Tang, Marshall, and I have a problem for which we think Gibbs sampling will beat the ensemble sampler emcee (by Foreman-Mackey). The issue is that you can't really Gibbs sample with emcee: In Gibbs sampling you hold a bunch of parameters fixed while you independently sample the others, and swap back and forth (or cycle through groups of easily sampled subsets of parameters). In the ensemble (of ensemble sampling) if you have different values for parameters in the non-sampling subset, then the parameters in the sampling subset are drawn from different posterior PDFs. That breaks the whole ensemble concept. So we are confused. Tang's job is to implement simple Metropolis–Hastings Gibbs sampling and see if it beats emcee. I am afraid it will as the number of parameters gets large. This is just more annoying evidence that there is no one-size-fits-all or kitchen-sink sampler that solves all problems best.
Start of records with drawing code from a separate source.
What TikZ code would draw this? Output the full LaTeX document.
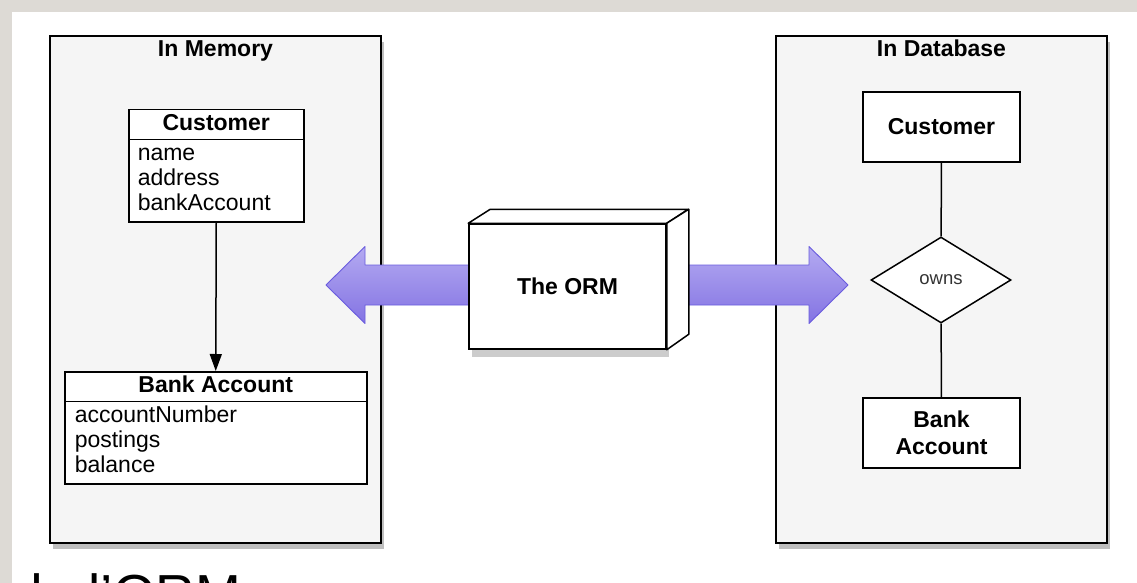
\documentclass[tikz,border=0pt]{standalone}
\usepackage{fontspec}
\setmainfont{Liberation Sans}
\usetikzlibrary{arrows.meta,shapes.geometric,shapes.multipart,shadows}
\definecolor{stripgray}{HTML}{DDDAD5}
\definecolor{panelgray}{HTML}{F5F5F5}
\definecolor{arrowtop}{HTML}{B4AAF1}
\definecolor{arrowbot}{HTML}{8373E3}
\definecolor{arrowline}{HTML}{6A5CDE}
\newcommand{\hdstrut}{\rule[-5pt]{0pt}{22pt}}

\begin{document}
\begin{tikzpicture}[x=1pt,y=-1pt,
	panel/.style={draw=black, line width=1.6pt, fill=panelgray,
		drop shadow={shadow xshift=3pt, shadow yshift=-6pt, fill=black, opacity=0.25}},
	paneltitle/.style={font=\fontsize{23}{25}\selectfont\bfseries, anchor=base},
	classbox/.style={rectangle split, rectangle split parts=2, draw, line width=1.5pt,
		fill=white, inner xsep=9pt, inner ysep=3pt, anchor=north west,
		rectangle split part align={center,left}, align=left,
		font=\fontsize{23}{25}\selectfont},
	entity/.style={draw, line width=1.5pt, fill=white, minimum width=157pt,
		minimum height=70pt, inner sep=0pt, align=center,
		font=\fontsize{23}{27}\selectfont\bfseries},
	relation/.style={diamond, draw, line width=1.5pt, fill=white, aspect=1.63,
		minimum width=140pt, minimum height=86pt, inner sep=0pt,
		font=\fontsize{18.5}{20}\selectfont, text=black!80},
	bigarrow/.style={draw=arrowline, line width=0.9pt, line join=round,
		top color=arrowtop, bottom color=arrowbot},
	link/.style={line width=1.5pt},
	]
	%%%%% START %%%%%
	\clip (0,0) rectangle (1137,583);
	\fill[white] (0,0) rectangle (1137,583);
	
	\node[anchor=base west, inner sep=0pt, font=\fontsize{55}{60}\selectfont] (caption) at (12,613) {de l'ORM};
	\fill[stripgray] (0,0) rectangle (1137,12);
	\fill[stripgray] (0,0) rectangle (12,583);
	
	% the two sides
	\node[panel, minimum width=331pt, minimum height=507pt] (memory) at (215.5,289.5) {};
	\node[panel, minimum width=331pt, minimum height=507pt] (database) at (941.5,289.5) {};
	\node[paneltitle] (memtitle) at (215.5,57) {In Memory};
	\node[paneltitle] (dbtitle) at (941.5,57) {In Database};
	
	% block arrows behind the ORM
	\path[bigarrow] (560,265) -- (365,265) -- (365,246.5) -- (326,285) -- (365,323.5)
		-- (365,305) -- (560,305);
	\path[bigarrow] (580,265) -- (809,265) -- (809,246.5) -- (848,285) -- (809,323.5)
		-- (809,305) -- (580,305);
	
	% objects in memory
	\node[classbox, minimum width=175pt] (customer) at (128,109)
		{\hdstrut\textbf{Customer}
		\nodepart{second}\strut name\\\strut address\\\strut bankAccount};
	\node[classbox, minimum width=302pt, inner xsep=10pt] (account) at (64,371)
		{\hdstrut\textbf{Bank Account}
		\nodepart{second}\strut accountNumber\\\strut postings\\\strut balance};
	\draw[link, -{Triangle[width=12pt,length=17pt]}] (customer.south) -- (account.north);
	
	% tables in the database
	\node[entity] (dbcustomer) at (941.5,127) {Customer};
	\node[relation] (owns) at (941,280) {owns};
	\node[entity] (dbaccount) at (941.5,433) {Bank\\Account};
	\draw[link] (dbcustomer) -- (owns);
	\draw[link] (owns) -- (dbaccount);
	
	% the ORM box
	\node[draw, line width=1.5pt, fill=white, minimum width=197pt, minimum height=125pt,
		font=\fontsize{23}{25}\selectfont\bfseries,
		drop shadow={shadow xshift=3pt, shadow yshift=-8pt, fill=black, opacity=0.2}]
		(orm) at (567.5,286.5) {The ORM};
	\draw[line width=1.5pt, fill=white, line join=round] (orm.north west) -- ++(22,-14)
		-- ++(198,0) -- (orm.north east) -- cycle;
	\draw[line width=1.5pt, fill=white, line join=round] (orm.north east) -- ++(22,-14)
		-- ++(0,125) -- (orm.south east) -- cycle;
	%%%%% END %%%%%
\end{tikzpicture}
\end{document}
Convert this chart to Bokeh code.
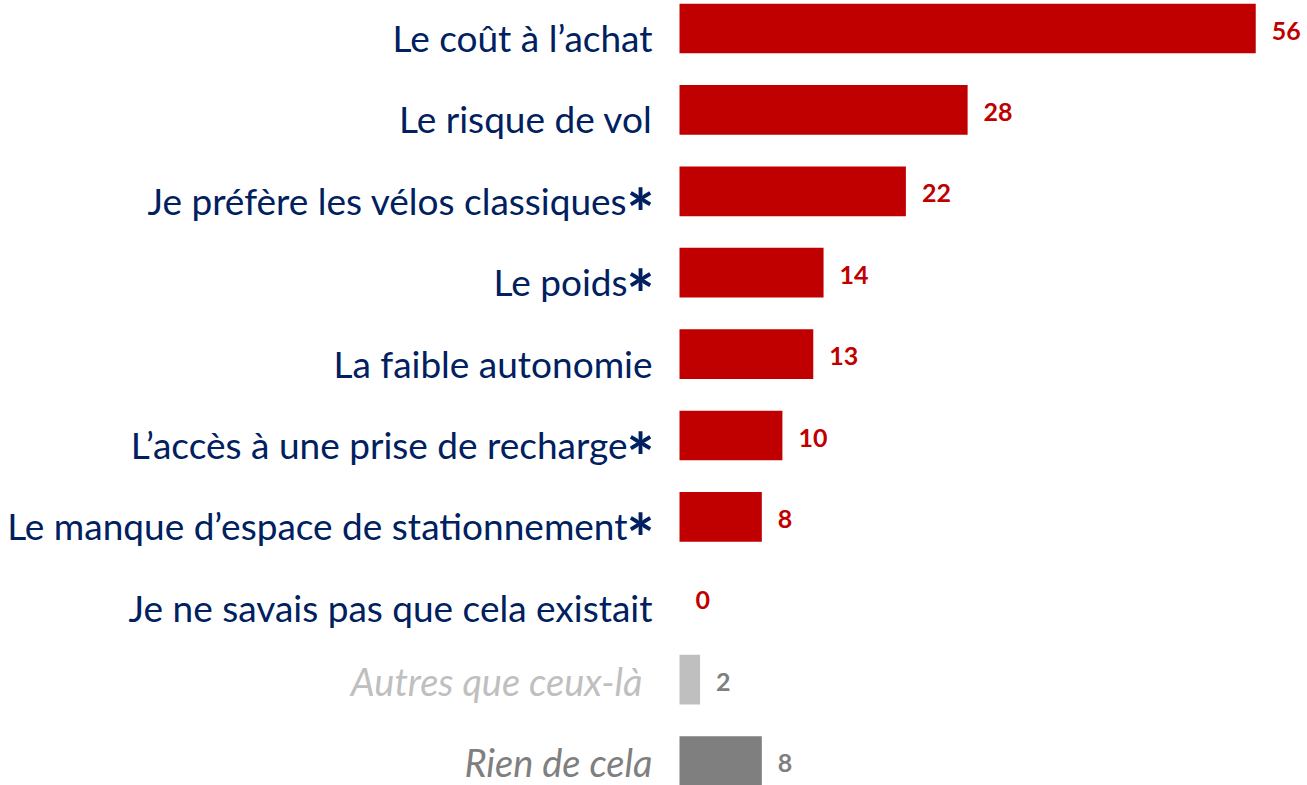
from bokeh.plotting import figure
from bokeh.models import ColumnDataSource, Range1d
from bokeh.core.properties import value
from bokeh.embed import file_html
from bokeh.resources import INLINE

categories = [
    "Le coût à l’achat",
    "Le risque de vol",
    "Je préfère les vélos classiques",
    "Le poids",
    "La faible autonomie",
    "L’accès à une prise de recharge",
    "Le manque d’espace de stationnement",
    "Je ne savais pas que cela existait",
    "Autres que ceux-là",
    "Rien de cela",
]
values = [56, 28, 22, 14, 13, 10, 8, 0, 2, 8]
starred = [False, False, True, True, False, True, True, False, False, False]
bar_colors = ["#C00000"] * 8 + ["#BFBFBF", "#7F7F7F"]
label_colors = ["#002060"] * 8 + ["#BFBFBF", "#7F7F7F"]
value_colors = ["#C00000"] * 8 + ["#7F7F7F", "#7F7F7F"]
n_main = 8  # first rows in navy, remaining rows in grey italics

W, H = 1307, 785
px_per_unit = 10.29
x0_screen = 679
row0 = 28
row_step = 81.4

ys = list(range(len(categories)))
src = ColumnDataSource(dict(
    y=ys, v=values, bc=bar_colors, vc=value_colors, vt=[str(v) for v in values],
))
main_src = ColumnDataSource(dict(
    y=ys[:n_main], cat=categories[:n_main], lc=label_colors[:n_main],
    xoff=[-27 - (25 if s else 0) for s in starred[:n_main]],
))
grey_src = ColumnDataSource(dict(
    y=ys[n_main:], cat=categories[n_main:], lc=label_colors[n_main:],
    xoff=[-37, -27],
))
star_src = ColumnDataSource(dict(
    y=[i for i, s in enumerate(starred) if s],
    t=["*" for s in starred if s],
))

p = figure(width=W, height=H, output_backend="svg", toolbar_location=None,
           x_range=Range1d(-x0_screen / px_per_unit, (W - x0_screen) / px_per_unit),
           y_range=Range1d((H - row0) / row_step, -row0 / row_step),
           min_border=0, outline_line_color=None)
p.axis.visible = False
p.grid.visible = False
p.background_fill_color = "white"
p.border_fill_color = "white"

p.hbar(y="y", left=0, right="v", height=0.61, fill_color="bc", line_color=None, source=src)

p.text(x=0, y="y", text="cat", x_offset="xoff", y_offset=9, text_align="right",
       text_baseline="alphabetic", text_color="lc", text_font=value("Lato"),
       text_font_size="37px", source=main_src)
p.text(x=0, y="y", text="cat", x_offset="xoff", y_offset=1, text_align="right",
       text_baseline="alphabetic", text_color="lc", text_font=value("Lato"),
       text_font_size="38px", text_font_style="italic", source=grey_src)
p.text(x=0, y="y", text="t", x_offset=-25, y_offset=21, text_align="right",
       text_baseline="alphabetic", text_color="#002060", text_font=value("Lato"),
       text_font_size="66px", text_font_style="bold", source=star_src)
p.text(x="v", y="y", text="vt", x_offset=16, y_offset=2, text_align="left",
       text_baseline="alphabetic", text_color="vc", text_font=value("Lato"),
       text_font_size="25px", text_font_style="bold", source=src)

open("out.html", "w").write(file_html(p, INLINE))
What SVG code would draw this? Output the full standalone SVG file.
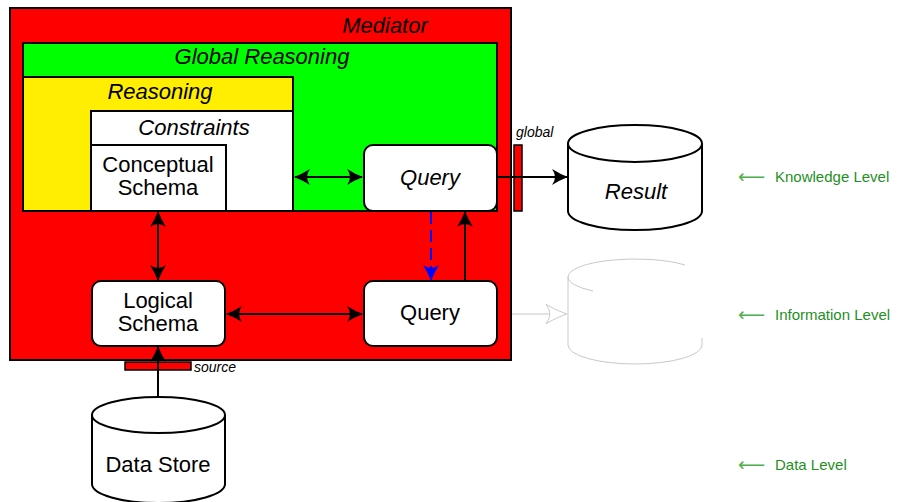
<svg xmlns="http://www.w3.org/2000/svg" width="900" height="502" viewBox="0 0 900 502">
  <style>
    text { font-family: "Liberation Sans", Arial, sans-serif; fill: #000; }
    .t { font-size: 22px; text-anchor: middle; }
    .i { font-style: italic; }
    .s { font-size: 14px; font-style: italic; }
    .box { stroke: #000; stroke-width: 2; }
    .node { fill: #fff; stroke: #000; stroke-width: 2; }
    .edge { stroke: #000; stroke-width: 2; fill: none; }
    .lvl { font-size: 15px; fill: #1f8f1f; }
    .arr { font-family: "DejaVu Sans", sans-serif; font-size: 19px; fill: #4faf4f; }
    .faint { stroke: #c8c8c8; stroke-width: 1; fill: none; }
  </style>
  <defs>
    <marker id="ah" viewBox="0 0 16 16" refX="15" refY="8" markerWidth="16" markerHeight="16" markerUnits="userSpaceOnUse" orient="auto-start-reverse">
      <path d="M16,8 Q8,5 0,0 Q6,8 0,16 Q8,11 16,8 Z" fill="#000"/>
    </marker>
    <marker id="ahb" viewBox="0 0 16 16" refX="15" refY="8" markerWidth="16" markerHeight="16" markerUnits="userSpaceOnUse" orient="auto">
      <path d="M16,8 Q8,5 0,0 Q6,8 0,16 Q8,11 16,8 Z" fill="#0000ff"/>
    </marker>
    <marker id="ahf" viewBox="0 0 16 16" refX="15" refY="8" markerWidth="22" markerHeight="22" markerUnits="userSpaceOnUse" orient="auto">
      <path d="M15.5,8 Q8,5.5 0.5,1 Q6,8 0.5,15 Q8,10.5 15.5,8 Z" fill="#fff" stroke="#c8c8c8" stroke-width="0.7"/>
    </marker>
  </defs>

  <!-- containers -->
  <g id="mediator">
    <rect class="box" x="10" y="8" width="501" height="352" fill="#ff0000"/>
    <text class="t i" x="385" y="33">Mediator</text>
  </g>
  <g id="global-reasoning">
    <rect class="box" x="23" y="43" width="474" height="168" fill="#00ff00"/>
    <text class="t i" x="262" y="64">Global Reasoning</text>
  </g>
  <g id="reasoning">
    <rect class="box" x="23" y="77" width="270" height="134" fill="#ffee00"/>
    <text class="t i" x="160" y="99">Reasoning</text>
  </g>
  <g id="constraints">
    <rect class="box" x="91" y="111" width="202" height="100" fill="#fff"/>
    <text class="t i" x="194" y="135">Constraints</text>
  </g>
  <g id="conceptual-schema">
    <rect class="box" x="91" y="145" width="135" height="66" fill="#fff"/>
    <text class="t" x="158" y="172">Conceptual</text>
    <text class="t" x="158" y="195">Schema</text>
  </g>

  <!-- nodes -->
  <g id="query-global">
    <rect class="node" x="364" y="145" width="133" height="66" rx="9"/>
    <text class="t i" x="430" y="185">Query</text>
  </g>
  <g id="logical-schema">
    <rect class="node" x="92" y="281" width="133" height="65" rx="9"/>
    <text class="t" x="158" y="308">Logical</text>
    <text class="t" x="158" y="331">Schema</text>
  </g>
  <g id="query-source">
    <rect class="node" x="364" y="281" width="133" height="65" rx="9"/>
    <text class="t" x="430" y="320">Query</text>
  </g>

  <!-- interface ports -->
  <g id="global-port">
    <rect x="514" y="145" width="8" height="66" fill="#ff0000" stroke="#000" stroke-width="1.5"/>
    <text class="s" x="516" y="137">global</text>
  </g>
  <g id="source-port">
    <rect x="125" y="362" width="66" height="8" fill="#ff0000" stroke="#000" stroke-width="1.5"/>
    <text class="s" x="194" y="372">source</text>
  </g>

  <!-- stores -->
  <g id="result">
    <path class="node" d="M568,143.5 V211 A67,19 0 0 0 702,211 V143.5"/>
    <ellipse class="node" cx="635" cy="143.5" rx="67" ry="18.5"/>
    <text class="t i" x="636" y="199">Result</text>
  </g>
  <g id="faded-store">
    <path class="faint" d="M568,277 A67,18 0 0 1 685,265"/>
    <path class="faint" d="M568,277 A67,18 0 0 0 593,291"/>
    <path class="faint" d="M568,277 V345 A67,19 0 0 0 702,345 V338"/>
  </g>
  <g id="data-store">
    <path class="node" d="M92,415 V484 A66.5,19 0 0 0 225,484 V415"/>
    <ellipse class="node" cx="158.5" cy="415" rx="66.5" ry="18"/>
    <text class="t" x="158" y="472">Data Store</text>
  </g>

  <!-- connectors -->
  <g id="connectors">
    <line class="edge" x1="295" y1="177" x2="362" y2="177" marker-start="url(#ah)" marker-end="url(#ah)"/>
    <line class="edge" x1="158" y1="212" x2="158" y2="280" marker-start="url(#ah)" marker-end="url(#ah)"/>
    <line class="edge" x1="227" y1="314" x2="362" y2="314" marker-start="url(#ah)" marker-end="url(#ah)"/>
    <line x1="431" y1="212" x2="431" y2="280" stroke="#0000ff" stroke-width="2" stroke-dasharray="12,6" marker-end="url(#ahb)"/>
    <line class="edge" x1="465" y1="281" x2="465" y2="212" marker-end="url(#ah)"/>
    <line class="edge" x1="497" y1="177" x2="567" y2="177" marker-end="url(#ah)"/>
    <line class="edge" x1="158" y1="397" x2="158" y2="347" marker-end="url(#ah)"/>
    <line class="faint" x1="512" y1="314" x2="566" y2="314" marker-end="url(#ahf)"/>
  </g>

  <!-- level annotations -->
  <g id="levels">
    <text class="arr" x="738" y="183">⟵</text>
    <text class="lvl" x="775" y="182">Knowledge Level</text>
    <text class="arr" x="738" y="321">⟵</text>
    <text class="lvl" x="775" y="320">Information Level</text>
    <text class="arr" x="738" y="471">⟵</text>
    <text class="lvl" x="775" y="470">Data Level</text>
  </g>
</svg>
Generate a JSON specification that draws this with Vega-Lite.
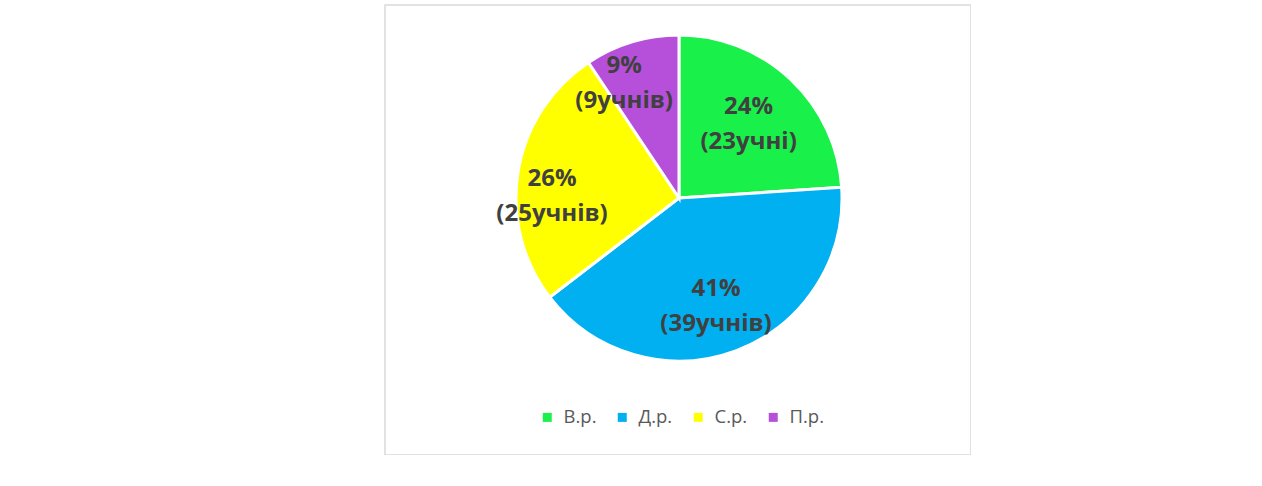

If I worked in stats I think I would try to make that thing.


Bloom in town

In the morning, with the computer vision types at NIPS, it was just us astronomers. Fadely and I worked on making fake data to test our calibration systems, while Foreman-Mackey ran MCMC sampling on some Kepler transit data. In the afternoon, I met up with Josh Bloom (Berkeley) at an undisclosed location to discuss various things in play. We spent a bit of time realizing that we are very closely aligned on automated decision making. Somehow it has to involve your long-term future discounted free cash flow, measured in currency units.


magnetic fields

In a low-research day, Jonathan Zrake gave a nice brown-bag talk about how magnetic fields are amplified in turbulent plasma. I also had conversations with Fadely, Willman, and collaborators about star–galaxy separation, and Foreman-Mackey about author–topic modeling.